Kidman's LAPD detective Erin Bell is as clichéd a cop movie archetype as any you might find in the '70s and '80s heydays of the genre. She's an alcoholic who makes her own rules, with a troubled past and, of course, a failed marriage. Resembling the 'after' photo on a before-and-after poster warning of the effects of Meth addiction, Bell arrives at a murder scene one morning, seemingly drunk, and barges her way in to check the cadaver. She's startled by an ominous clue left on the body - a dollar bill stained from an exploded dye bag.




This causes Erin to replay her first ever undercover case, which ended disastrously. 17 years ago Erin and fellow cop Chris (Sebastian Stan) infiltrated a gang of armed robbers led by the maniacal Silas (Toby Kebbell), who she believes has returned to Los Angeles. One by one, Erin tracks down the surviving members of the gang in a quest to confront Silas and banish her past demons.

destroyer movie review


Kidman delivers two distinct performances here as both the grizzled present day Erin and the naive young woman we see in the flashbacks. Much attention has been given to the actress's physical appearance as the former, but frankly I found the make-up and prosthetic job distractingly over the top. Would someone in such a state really be allowed keep their job with the LAPD? I guess they did in trashy '80s action movies, but Kusama's film is far too serious in its tone to allow us to overlook such inconsistencies.

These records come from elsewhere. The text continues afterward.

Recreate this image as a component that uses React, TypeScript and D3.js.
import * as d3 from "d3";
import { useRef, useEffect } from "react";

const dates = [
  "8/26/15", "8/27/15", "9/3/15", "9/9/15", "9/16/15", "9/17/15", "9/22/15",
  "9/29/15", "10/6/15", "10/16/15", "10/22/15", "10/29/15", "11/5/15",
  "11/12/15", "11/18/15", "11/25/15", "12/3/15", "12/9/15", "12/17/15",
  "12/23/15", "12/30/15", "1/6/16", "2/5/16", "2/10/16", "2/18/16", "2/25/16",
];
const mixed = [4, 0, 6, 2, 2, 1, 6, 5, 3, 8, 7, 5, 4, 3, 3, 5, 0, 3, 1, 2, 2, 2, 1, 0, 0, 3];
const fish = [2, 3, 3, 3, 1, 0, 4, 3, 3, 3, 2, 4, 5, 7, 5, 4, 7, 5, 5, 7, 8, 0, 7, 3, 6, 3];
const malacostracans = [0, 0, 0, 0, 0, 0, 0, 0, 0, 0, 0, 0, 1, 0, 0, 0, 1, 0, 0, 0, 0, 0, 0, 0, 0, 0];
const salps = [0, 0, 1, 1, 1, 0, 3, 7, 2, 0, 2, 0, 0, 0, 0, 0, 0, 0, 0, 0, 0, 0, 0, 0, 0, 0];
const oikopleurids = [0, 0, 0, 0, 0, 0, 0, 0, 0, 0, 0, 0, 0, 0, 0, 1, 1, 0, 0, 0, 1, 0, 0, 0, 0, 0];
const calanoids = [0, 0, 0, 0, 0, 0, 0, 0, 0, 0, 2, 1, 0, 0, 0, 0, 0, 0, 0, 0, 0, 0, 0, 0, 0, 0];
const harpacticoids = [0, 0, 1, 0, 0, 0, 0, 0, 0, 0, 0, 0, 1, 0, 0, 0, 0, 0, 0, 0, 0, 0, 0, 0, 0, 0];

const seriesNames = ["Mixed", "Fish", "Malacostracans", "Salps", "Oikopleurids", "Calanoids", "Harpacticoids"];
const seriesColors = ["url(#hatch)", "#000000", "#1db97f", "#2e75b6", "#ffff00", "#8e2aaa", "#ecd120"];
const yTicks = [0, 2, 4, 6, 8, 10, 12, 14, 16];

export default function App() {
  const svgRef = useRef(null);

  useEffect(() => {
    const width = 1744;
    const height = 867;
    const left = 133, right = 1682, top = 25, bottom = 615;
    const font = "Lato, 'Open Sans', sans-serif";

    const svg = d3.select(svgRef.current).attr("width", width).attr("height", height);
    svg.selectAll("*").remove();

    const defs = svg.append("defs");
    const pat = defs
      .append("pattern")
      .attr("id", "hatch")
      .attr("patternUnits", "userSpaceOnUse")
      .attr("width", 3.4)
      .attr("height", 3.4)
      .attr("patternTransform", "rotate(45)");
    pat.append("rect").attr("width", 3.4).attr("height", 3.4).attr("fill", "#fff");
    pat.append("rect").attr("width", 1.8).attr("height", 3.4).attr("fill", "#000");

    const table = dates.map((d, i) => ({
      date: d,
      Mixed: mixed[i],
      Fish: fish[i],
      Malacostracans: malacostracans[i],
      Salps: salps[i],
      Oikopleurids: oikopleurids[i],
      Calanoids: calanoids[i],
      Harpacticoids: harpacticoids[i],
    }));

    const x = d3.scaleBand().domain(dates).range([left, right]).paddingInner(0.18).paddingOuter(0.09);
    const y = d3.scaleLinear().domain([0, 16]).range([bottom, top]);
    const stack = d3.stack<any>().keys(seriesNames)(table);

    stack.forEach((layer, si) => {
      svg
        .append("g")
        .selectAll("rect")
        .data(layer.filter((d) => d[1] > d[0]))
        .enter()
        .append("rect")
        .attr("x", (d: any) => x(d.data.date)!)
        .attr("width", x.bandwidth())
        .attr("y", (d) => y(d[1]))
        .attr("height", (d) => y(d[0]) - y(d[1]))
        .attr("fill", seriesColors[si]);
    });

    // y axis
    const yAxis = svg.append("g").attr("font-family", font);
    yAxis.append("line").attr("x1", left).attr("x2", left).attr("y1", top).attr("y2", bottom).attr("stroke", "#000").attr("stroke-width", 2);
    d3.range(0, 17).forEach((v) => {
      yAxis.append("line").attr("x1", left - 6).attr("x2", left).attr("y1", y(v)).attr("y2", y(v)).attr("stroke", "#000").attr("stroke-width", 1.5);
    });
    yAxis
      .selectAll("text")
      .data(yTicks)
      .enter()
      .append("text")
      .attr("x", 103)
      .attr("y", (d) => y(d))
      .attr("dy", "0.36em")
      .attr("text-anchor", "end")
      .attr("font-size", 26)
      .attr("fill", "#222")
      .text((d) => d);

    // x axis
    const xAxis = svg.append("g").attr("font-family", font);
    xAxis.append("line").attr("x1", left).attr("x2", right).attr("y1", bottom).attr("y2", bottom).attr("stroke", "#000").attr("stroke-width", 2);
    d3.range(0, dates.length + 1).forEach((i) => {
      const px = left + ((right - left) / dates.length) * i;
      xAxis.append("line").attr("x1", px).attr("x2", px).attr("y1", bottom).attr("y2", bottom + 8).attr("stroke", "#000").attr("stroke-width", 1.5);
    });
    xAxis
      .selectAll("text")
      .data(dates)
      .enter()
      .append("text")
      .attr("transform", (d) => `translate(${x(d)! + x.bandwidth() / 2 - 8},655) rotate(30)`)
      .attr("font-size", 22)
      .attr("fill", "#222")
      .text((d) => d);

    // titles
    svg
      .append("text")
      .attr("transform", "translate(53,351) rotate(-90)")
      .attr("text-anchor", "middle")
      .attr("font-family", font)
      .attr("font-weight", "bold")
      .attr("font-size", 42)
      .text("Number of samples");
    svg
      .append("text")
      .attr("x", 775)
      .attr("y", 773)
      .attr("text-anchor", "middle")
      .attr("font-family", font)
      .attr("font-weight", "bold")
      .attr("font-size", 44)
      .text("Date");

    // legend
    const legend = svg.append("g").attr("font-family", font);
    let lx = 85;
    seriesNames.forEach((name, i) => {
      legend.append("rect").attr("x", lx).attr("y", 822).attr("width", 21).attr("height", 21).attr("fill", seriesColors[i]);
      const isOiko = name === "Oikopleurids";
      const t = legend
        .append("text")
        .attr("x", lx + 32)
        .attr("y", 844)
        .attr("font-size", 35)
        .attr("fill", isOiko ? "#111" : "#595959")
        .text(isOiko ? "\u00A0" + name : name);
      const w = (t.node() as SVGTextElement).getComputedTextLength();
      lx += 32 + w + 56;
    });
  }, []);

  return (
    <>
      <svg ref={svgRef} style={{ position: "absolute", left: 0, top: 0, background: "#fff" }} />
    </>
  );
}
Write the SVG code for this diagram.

More impressive is Kidman's turn as her character's younger self, the 50-year-old star remarkably convincing as a wet behind the ears twentysomething, but we witness far too little of this period. The story of how Erin and Chris become seduced by the lifestyle offered by Silas is more intriguing than the by the numbers detective thriller that constitutes the present day timeline. Without enough depth afforded to either timeline, the effect is of two more interesting movies that have been chopped up and cut together, leaving most of the meaty scenes on the cutting room floor.

destroyer movie review


Without Kidman's presence I suspect Destroyer would be headed straight for DVD, as on the surface there isn't much to distinguish it from its b-grade crime thriller contemporaries. It's a shame that her scriptwriters - Phil Hay and Matt Manfredi - fail to construct a more involving and original story, as Kusama shows off her directing chops in a couple of standout sequences. A shootout during a bank heist and its resulting pursuit evokes the '90s movies of Katheryn Bigelow with its L.A. street action. Both in theme and aesthetic, Destroyer plays like a mash-up of Bigelow's cop thrillers Point Break and Blue Steel, but it only momentarily captures the surface thrills of either.

Destroyer is in UK/ROI cinemas January 25th.